The only conclusion I can come up with is that RedHat really despises mono.
Certainly the fact that Mono is sponsored and controlled by their competitor doesn’t help, neither does the unclear legal status.
But all the politics aside, I fail to see how using Mono instead of Java would help them porting the whole thing faster. In either case they have to rewrite it from scratch, perhaps tweaking parts of the design along the way. And with all the Java know-how RedHat has, and maturity of Java itself, I’m not surprised seeing they chose it instead of Mono.
I think depending on an open source platform sponsored by a competitor like Novell is better than using a closed platform sponsor like MS.
Anyway, Mono has a very legal status; Microsoft published a “Community promise” (http://www.microsoft.com/interop/cp/default.mspx) when they say you are sure developing any implementation of several technologies, including C# and their base libraries; in other hand, Mono has developed a nice ecosystem with their own classes useful to develop new things from that with no danger of being sued.
Guys,
This is NOT a codebase that will work in Linux using Mono.
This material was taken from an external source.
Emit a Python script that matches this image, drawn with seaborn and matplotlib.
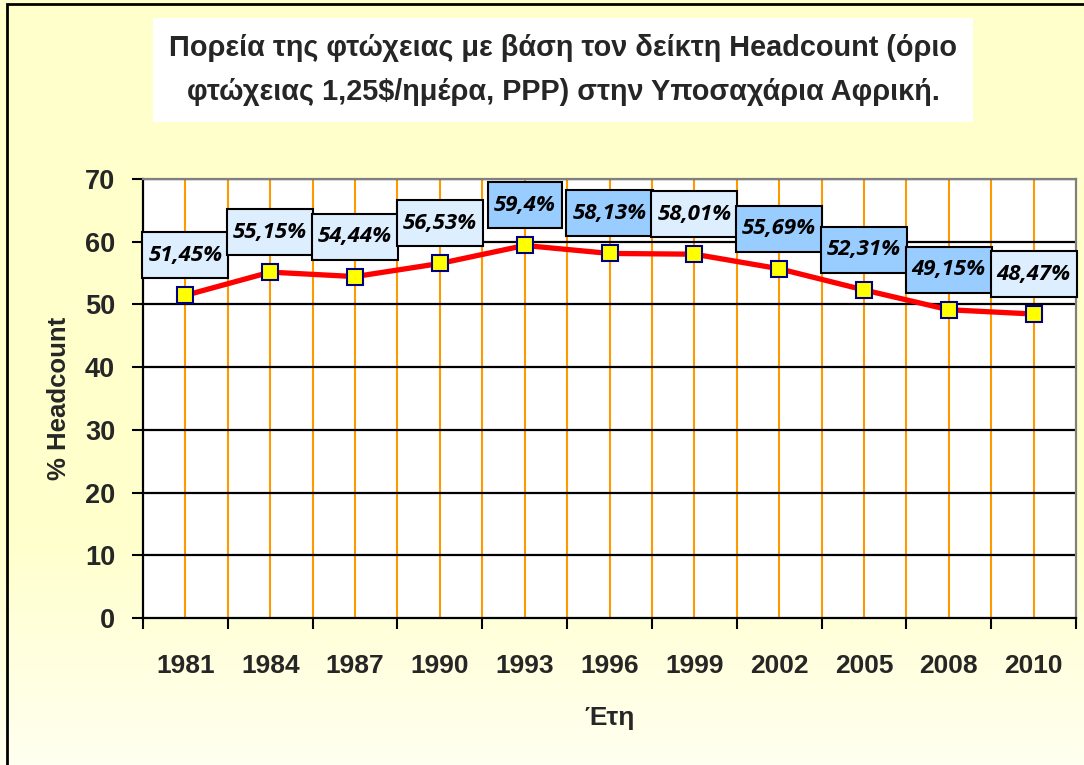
import numpy as np
import matplotlib
matplotlib.use("Agg")
import matplotlib.pyplot as plt
import seaborn as sns
from matplotlib.patches import Rectangle
from matplotlib.transforms import IdentityTransform

years = ["1981", "1984", "1987", "1990", "1993", "1996", "1999", "2002", "2005", "2008", "2010"]
headcount = [51.45, 55.15, 54.44, 56.53, 59.4, 58.13, 58.01, 55.69, 52.31, 49.15, 48.47]
label_texts = ["51,45%", "55,15%", "54,44%", "56,53%", "59,4%", "58,13%", "58,01%",
               "55,69%", "52,31%", "49,15%", "48,47%"]
label_shades = ["light", "light", "light", "light", "dark", "dark", "light",
                "dark", "dark", "dark", "light"]
y_ticks = [0, 10, 20, 30, 40, 50, 60, 70]

title = ("Πορεία της φτώχειας με βάση τον δείκτη Headcount (όριο\n"
         "φτώχειας 1,25$/ημέρα, PPP) στην Υποσαχάρια Αφρική.")
xlabel = "Έτη"
ylabel = "% Headcount"

sns.set_theme(style="white")
plt.rcParams['font.family'] = ['Liberation Sans', 'DejaVu Sans']

fig = plt.figure(figsize=(10.84, 7.65), dpi=100)

# background gradient
bg = fig.add_axes([0, 0, 1, 1], zorder=-10)
n = 400
t = np.clip((np.linspace(0, 1, n) - 0.70) / 0.30, 0, 1).reshape(-1, 1)
top_c = np.array([1.0, 1.0, 0.80])
bot_c = np.array([1.0, 1.0, 0.94])
img = top_c[None, None, :] * (1 - t[:, :, None]) + bot_c[None, None, :] * t[:, :, None]
bg.imshow(img, aspect='auto', extent=[0, 1, 1, 0])
bg.set_xlim(0, 1); bg.set_ylim(1, 0)
bg.axis('off')
bg.add_patch(Rectangle((7 / 1084, -0.1), 1.1, 1.1 - 4 / 765, fill=False, edgecolor='black',
                       linewidth=2, transform=bg.transAxes, clip_on=False))

ax = fig.add_axes([143 / 1084, 1 - 618 / 765, (1076 - 143) / 1084, (618 - 179) / 765])
ax.set_facecolor('white')

x = np.arange(len(years))
sns.lineplot(x=x, y=headcount, ax=ax, color='#FF0000', linewidth=3.8, marker='s',
             markersize=12, markerfacecolor='#FFFF00', markeredgecolor='#000080',
             markeredgewidth=1.5, zorder=5)

ax.set_xlim(-0.5, len(years) - 0.5)
ax.set_ylim(0, 70)
ax.set_yticks(y_ticks)
ax.set_yticklabels([str(v) for v in y_ticks], fontsize=19.5, fontweight='bold')
ax.set_xticks(x)
ax.set_xticklabels(years, fontsize=19, fontweight='bold')
ax.set_xticks(np.arange(-0.5, len(years), 1.0), minor=True)

ax.tick_params(axis='x', which='major', length=0, pad=26)
ax.tick_params(axis='x', which='minor', length=8, width=1.5, direction='out', color='black', bottom=True)
ax.tick_params(axis='y', which='major', length=8, width=1.5, direction='out', color='black', left=True, pad=12)

ax.grid(False)
for xv in list(x) + list(np.arange(0.5, len(years) - 0.5, 1.0)):
    ax.axvline(xv, color='#FF9900', linewidth=1.5, zorder=1)
for yv in y_ticks[1:]:
    ax.axhline(yv, color='black', linewidth=1.6, zorder=2)

for side in ['left', 'bottom']:
    ax.spines[side].set_color('black')
    ax.spines[side].set_linewidth(1.6)
for side in ['top', 'right']:
    ax.spines[side].set_color('#808080')
    ax.spines[side].set_linewidth(1.6)

ax.set_xlabel(xlabel, fontsize=19, fontweight='bold', labelpad=20)
ax.set_ylabel(ylabel, fontsize=18.5, fontweight='bold', labelpad=10)

fig.text(563 / 1084, 1 - 70 / 765, title, ha='center', va='center', fontsize=20.8,
         fontweight='bold', linespacing=1.72,
         bbox=dict(boxstyle='square,pad=0.55', facecolor='white', edgecolor='none'))

colors = {"light": "#DDEEFF", "dark": "#99CCFF"}
texts = []
for xi, yv, txt in zip(x, headcount, label_texts):
    texts.append(ax.annotate(txt, (xi, yv), xytext=(0, 28.8), textcoords='offset points',
                             ha='center', va='center', fontsize=16, fontweight='bold',
                             fontstyle='italic', family='Open Sans', color='#000000',
                             zorder=12, annotation_clip=False))

fig.canvas.draw()
renderer = fig.canvas.get_renderer()
for tx, sh in zip(texts, label_shades):
    bb = tx.get_window_extent(renderer)
    cx = (bb.x0 + bb.x1) / 2
    cy = (bb.y0 + bb.y1) / 2
    w = bb.width + 12
    h = 46
    rect = Rectangle((cx - w / 2, cy - h / 2), w, h, transform=IdentityTransform(),
                     facecolor=colors[sh], edgecolor='black', linewidth=1.5,
                     clip_on=False, zorder=10)
    ax.add_artist(rect)

fig.savefig('out.png', dpi=100)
It depends on too many MS specific technologies and was developed by Qumranet and used in production systems already with several customers before the Red Hat acquisition.
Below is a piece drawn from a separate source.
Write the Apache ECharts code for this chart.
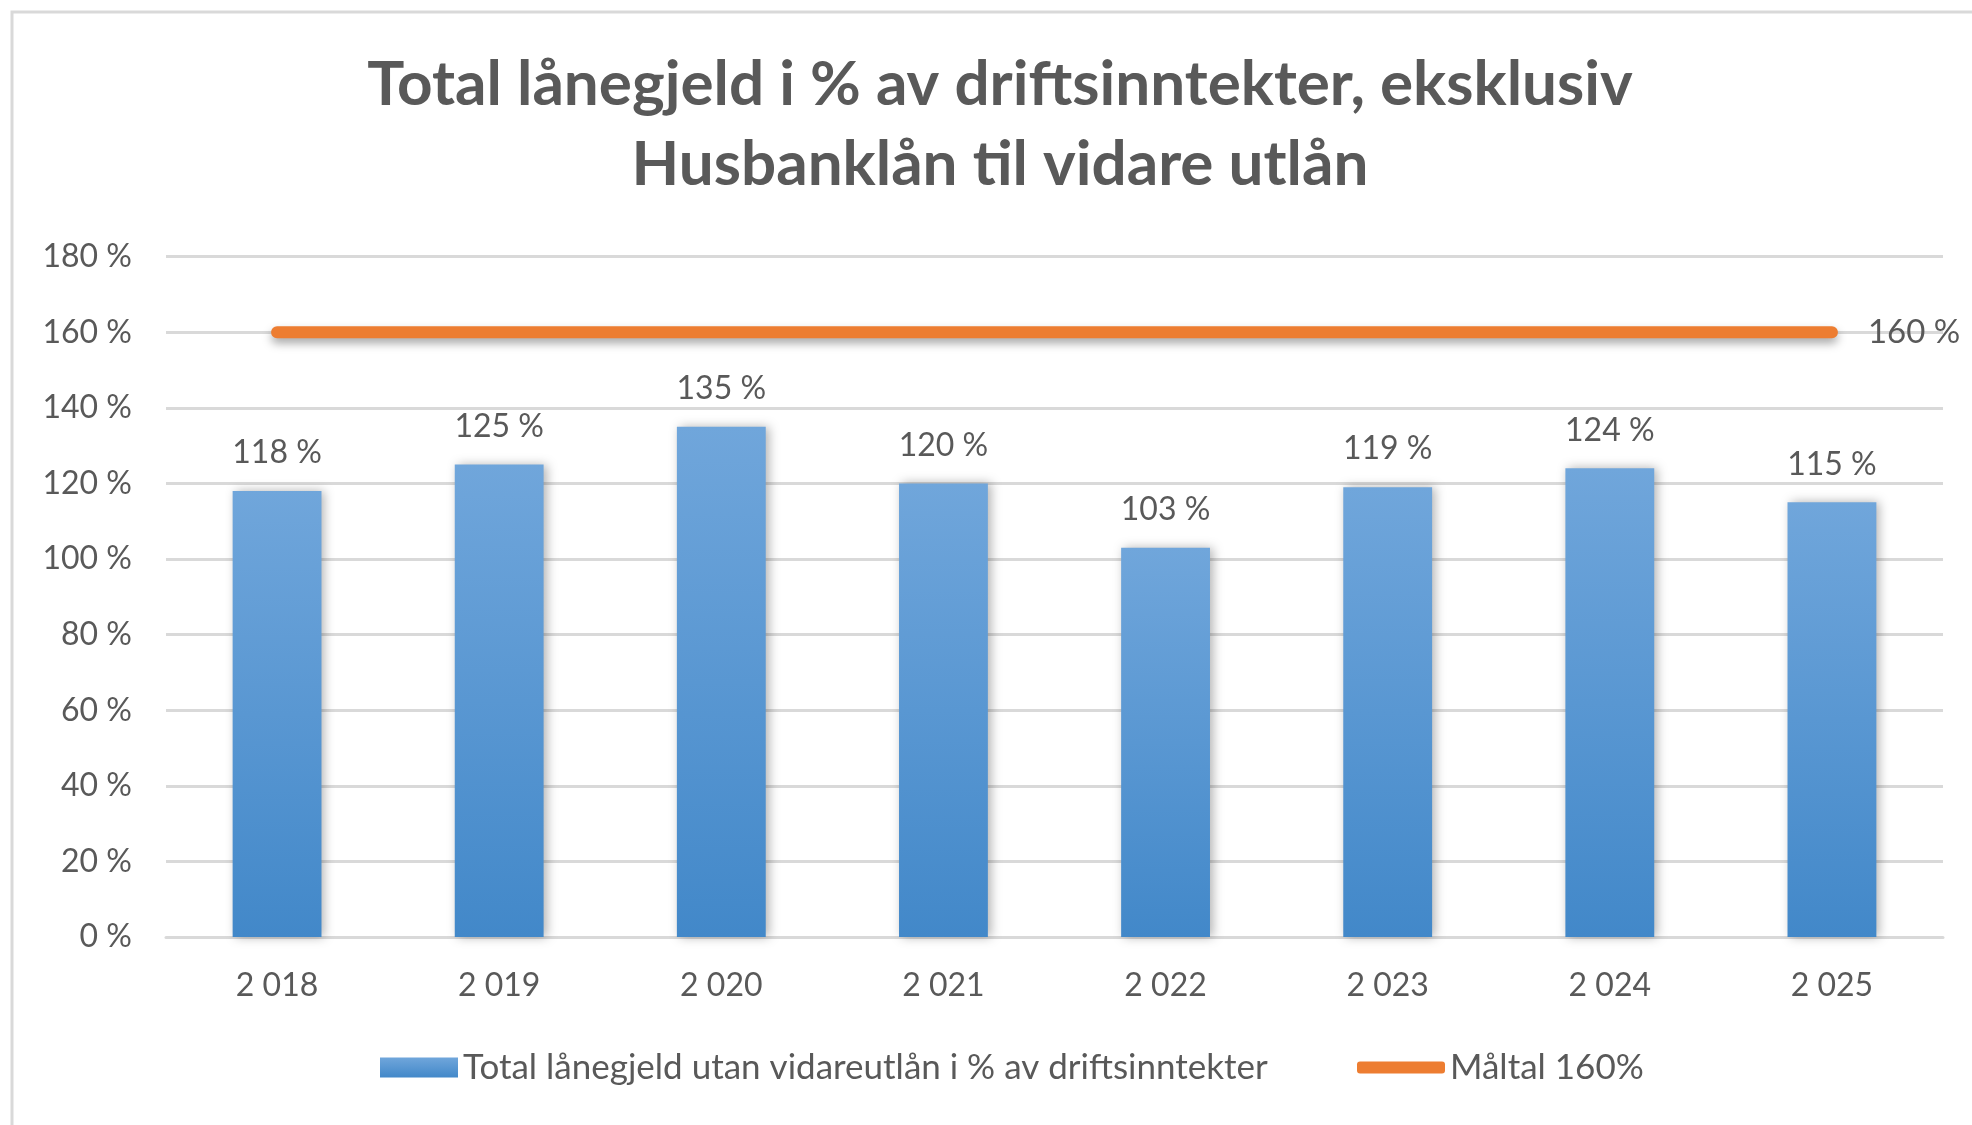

The effort to port it to using Mono is not going to be very different from the effort to rewrite it using Java and release it as open source with having to worry about “community promises” from Microsoft which doesn’t cover anything beyond base libraries.
My impression was a significant portion of the code was already written in C#, making porting almost trivial (Novell provides tools to automate Windows -> Linux .Net migration).
There might also be C# -> Java source code converters, too. But I don’t think it will be as efficient as using the same language / libraries across platforms.
Porting from C# to Java is equally trivial (after all C# was deliberately made very similar to Java). Just put two programmers that will rewrite the whole thing in a week or two. The difficult part is switching from one framework to another, as this requires more redesign, documentation and testing work, but that is also no better in Mono than in Java. I would rather say the opposite – Java being far more robust framework than Mono makes the difficult part easier.
In the end, why would RedHat _want_ to have one of their core products written in C#? I would not be surprised if they have ultimately moved from C# to Java even on Windows, to save some maintenance effort (that of course depends on the quality of the existing code).
Yahoo…… retrain the programmers from Qumranet because management likes Java/Linux better than Mono/Linux or .NET/Windows
A recipe for disaster for that part of the business. I have to wonder why they bought them in the first place?
If you buy a tech company just to wipe out all their tech then what is the point?
Qumranet brings original developers of KVM, Spice Protocol technology etc. A single management tool is just one part of it.
Maybe Redhat should look at one of their own sites:
http://virt-manager.et.redhat.com/
virt-manager does not scale to hundreds of thousands of systems. It is designer for personal desktops and workstations.